Who was Liberace, really?

Who comes to mind when I say over-the-top performance style, glitzy costumes, and Vegas-style glamor?  If you said Cher, you are accurate, but incorrect.

How about Liberace?

While most of us think of bling in more modern terms, Władziu Valentino Liberace was, as one writer put it, the King of Bling before anyone had coined the term.  

He had a taste for furs and jewels, a fashion sense which would have made Lady Gaga look like Margaret Thatcher. A new biographical film which recently debuted on HBO focuses mostly on his personal life, but Liberace’s life began the same way as the lives of many other musically gifted youngsters did in the early 1900s.

Musically speaking there was much more to Liberace than candelabras and cabaret songs.  When he was 20, he played the 2nd Piano Concerto by Franz Liszt with the Chicago Symphony.  According to New York Times critic Anthony Tommasini, the reviews were positive, with the critic in The Milwaukee Sentinel writing that Liberace “kept Liszt’s bombastic passages within reason” and “did not miss some of the piano’s most liquid conversations with the woodwinds.”

At one time, Liberace aspired to follow in the footsteps of Ignacy Paderewski, who would become a family friend, studying his technique and practicing with a vengeance.
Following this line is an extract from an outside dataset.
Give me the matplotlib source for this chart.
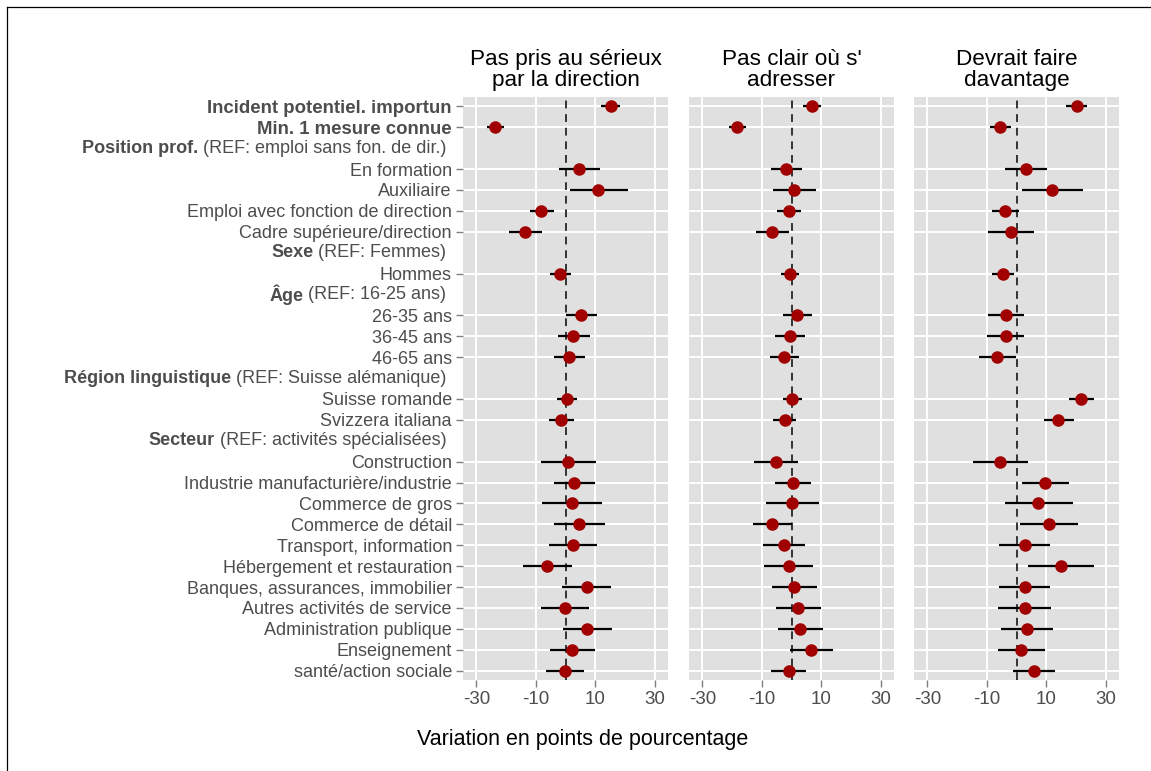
import matplotlib
matplotlib.use("Agg")
import matplotlib.pyplot as plt

plt.rcParams['font.family'] = ['Liberation Sans', 'DejaVu Sans']

# ---- data ----
rows = [
    ("item", "Incident potentiel. importun", True),
    ("item", "Min. 1 mesure connue", True),
    ("head", ("Position prof.", "(REF: emploi sans fon. de dir.)"), None),
    ("item", "En formation", False),
    ("item", "Auxiliaire", False),
    ("item", "Emploi avec fonction de direction", False),
    ("item", "Cadre supérieure/direction", False),
    ("head", ("Sexe", "(REF: Femmes)"), None),
    ("item", "Hommes", False),
    ("head", ("Âge", "(REF: 16-25 ans)"), None),
    ("item", "26-35 ans", False),
    ("item", "36-45 ans", False),
    ("item", "46-65 ans", False),
    ("head", ("Région linguistique", "(REF: Suisse alémanique)"), None),
    ("item", "Suisse romande", False),
    ("item", "Svizzera italiana", False),
    ("head", ("Secteur", "(REF: activités spécialisées)"), None),
    ("item", "Construction", False),
    ("item", "Industrie manufacturière/industrie", False),
    ("item", "Commerce de gros", False),
    ("item", "Commerce de détail", False),
    ("item", "Transport, information", False),
    ("item", "Hébergement et restauration", False),
    ("item", "Banques, assurances, immobilier", False),
    ("item", "Autres activités de service", False),
    ("item", "Administration publique", False),
    ("item", "Enseignement", False),
    ("item", "santé/action sociale", False),
]

panel_titles = ["Pas pris au sérieux\npar la direction",
                "Pas clair où s'\nadresser",
                "Devrait faire\ndavantage"]

# estimates for the 23 item rows, in order
est_1 = [15.2, -23.6, 4.6, 11.1, -8.2, -13.5, -1.7, 5.3, 2.6, 1.1, 0.6, -1.5,
         0.9, 2.9, 2.2, 4.6, 2.6, -6.2, 7.1, -0.3, 7.4, 2.2, -0.3]
lo_1 = [12.1, -26.4, -2.2, 1.6, -12.1, -19.0, -5.2, 0.3, -2.6, -3.9, -3.0, -5.6,
        -8.3, -3.9, -7.8, -3.9, -5.4, -14.4, -1.3, -8.2, -0.9, -5.2, -6.6]
hi_1 = [18.2, -20.8, 11.7, 20.9, -3.9, -7.9, 1.9, 10.6, 8.1, 6.5, 4.0, 2.8,
        10.1, 9.9, 12.4, 13.3, 10.7, 2.1, 15.4, 7.9, 15.8, 9.9, 6.2]

est_2 = [6.8, -18.4, -1.8, 0.9, -0.9, -6.6, -0.6, 1.9, -0.6, -2.4, 0.2, -2.2,
         -5.2, 0.6, 0.3, -6.5, -2.5, -0.9, 1.0, 2.2, 3.0, 6.6, -1.0]
lo_2 = [4.0, -21.1, -7.0, -6.3, -4.9, -12.1, -3.7, -2.8, -5.4, -7.1, -3.0, -6.1,
        -12.6, -5.7, -8.7, -13.0, -9.5, -9.2, -6.4, -5.3, -4.6, -0.6, -6.8]
hi_2 = [9.9, -15.4, 3.6, 8.3, 3.3, -0.9, 2.6, 6.8, 4.5, 2.4, 3.6, 1.5,
        2.2, 6.7, 9.2, 0.0, 4.5, 7.4, 8.6, 9.8, 10.7, 13.9, 4.9]

est_3 = [20.2, -5.5, 3.1, 12.0, -3.8, -1.9, -4.5, -3.7, -3.7, -6.4, 21.8, 14.1,
         -5.5, 9.7, 7.3, 10.9, 2.7, 15.0, 2.8, 2.7, 3.6, 1.6, 5.8]
lo_3 = [16.8, -9.0, -3.8, 1.8, -8.4, -9.6, -8.2, -9.6, -9.8, -12.7, 17.7, 9.1,
        -14.8, 2.0, -4.0, 1.2, -5.9, 3.9, -5.8, -6.2, -5.2, -6.2, -1.2]
hi_3 = [23.6, -1.8, 10.1, 22.4, 0.9, 6.0, -0.7, 2.4, 2.6, -0.2, 26.1, 19.3,
        3.8, 17.6, 18.9, 20.7, 11.3, 26.2, 11.3, 11.6, 12.3, 9.7, 13.1]

series = [(est_1, lo_1, hi_1), (est_2, lo_2, hi_2), (est_3, lo_3, hi_3)]
xticks = [-30, -10, 10, 30]

# ---- layout ----
W, H = 1151, 771
fig = plt.figure(figsize=(W / 100, H / 100), dpi=100)
fig.patch.set_facecolor("white")

# border (top + left)
fig.add_artist(plt.Line2D([7 / W, 7 / W], [0, 1 - 7 / H], transform=fig.transFigure, color="black", lw=0.9))
fig.add_artist(plt.Line2D([7 / W, 1], [1 - 7 / H, 1 - 7 / H], transform=fig.transFigure, color="black", lw=0.9))

lefts = [463, 689, 914]
pw = 205
top, bottom = 97, 680
gray_txt = "#4d4d4d"
lab_fs = 13
item_pos = [i for i, r in enumerate(rows) if r[0] == "item"]
item_labels = [r[1] for r in rows if r[0] == "item"]
item_bold = [r[2] for r in rows if r[0] == "item"]

axes = []
for k in range(3):
    ax = fig.add_axes([lefts[k] / W, 1 - bottom / H, pw / W, (bottom - top) / H])
    axes.append(ax)
    ax.set_facecolor("#E0E0E0")
    for s in ax.spines.values():
        s.set_visible(False)
    ax.set_xlim(-34.5, 34.5)
    ax.set_ylim(len(rows) - 0.55, -0.45)
    ax.set_xticks(xticks)
    ax.set_xticklabels([str(t) for t in xticks], color=gray_txt, fontsize=13.5)
    ax.set_yticks(item_pos)
    ax.grid(True, color="white", lw=1.4)
    ax.set_axisbelow(True)
    ax.tick_params(axis="x", colors="#7f7f7f", length=5, width=1, pad=3, labelcolor=gray_txt)
    ax.tick_params(axis="y", colors="#7f7f7f", length=5, width=1, pad=3)
    if k == 0:
        ax.set_yticklabels(item_labels, fontsize=lab_fs, color=gray_txt)
        for lab, b in zip(ax.get_yticklabels(), item_bold):
            if b:
                lab.set_fontweight("bold")
                lab.set_fontsize(13.4)
    else:
        ax.set_yticklabels([])
        ax.tick_params(axis="y", length=0)

    ax.axvline(0, color="#333333", lw=1.4, ls=(0, (4, 3)), zorder=2)
    est, lo, hi = series[k]
    ax.hlines(item_pos, lo, hi, color="black", lw=1.6, zorder=3)
    ax.plot(est, item_pos, "o", color="#A00000", ms=8, mec="#A00000", zorder=4)
    ax.set_title(panel_titles[k], fontsize=16.2, color="black", pad=8, linespacing=1.0)

# header labels on first axes
ax0 = axes[0]
for i, r in enumerate(rows):
    if r[0] == "head":
        bold, normal = r[1]
        t = ax0.annotate(normal, xy=(0, i), xycoords=("axes fraction", "data"),
                         xytext=(-12, 0), textcoords="offset points",
                         ha="right", va="center", fontsize=lab_fs, color=gray_txt,
                         annotation_clip=False)
        ax0.annotate(bold, xy=(0, 0.5), xycoords=t, xytext=(-3.5, 0),
                     textcoords="offset points", ha="right", va="center",
                     fontsize=lab_fs, fontweight="bold", color=gray_txt,
                     annotation_clip=False)

fig.text(583 / W, 1 - 739 / H, "Variation en points de pourcentage",
         ha="center", va="center", fontsize=15.5, color="black")

fig.savefig("out.png", dpi=100)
When the depression hit, however, Liberace did what many young people of his generation had to do, went to work to help put food on his family’s table.  

Though his parents did not approve, he earned a great amount of money playing the popular music of the day in theaters and on local radio.  He played for dance classes, as well as in clubs, cabarets and strip clubs.  The concert hall disappeared in the rearview mirror.  During the 1950s, 60s, and 70s, Liberace would become the highest-paid entertainer in the world.

While what we remember today is the over-the-top persona he adopted, it is intriguing to think of what might have been.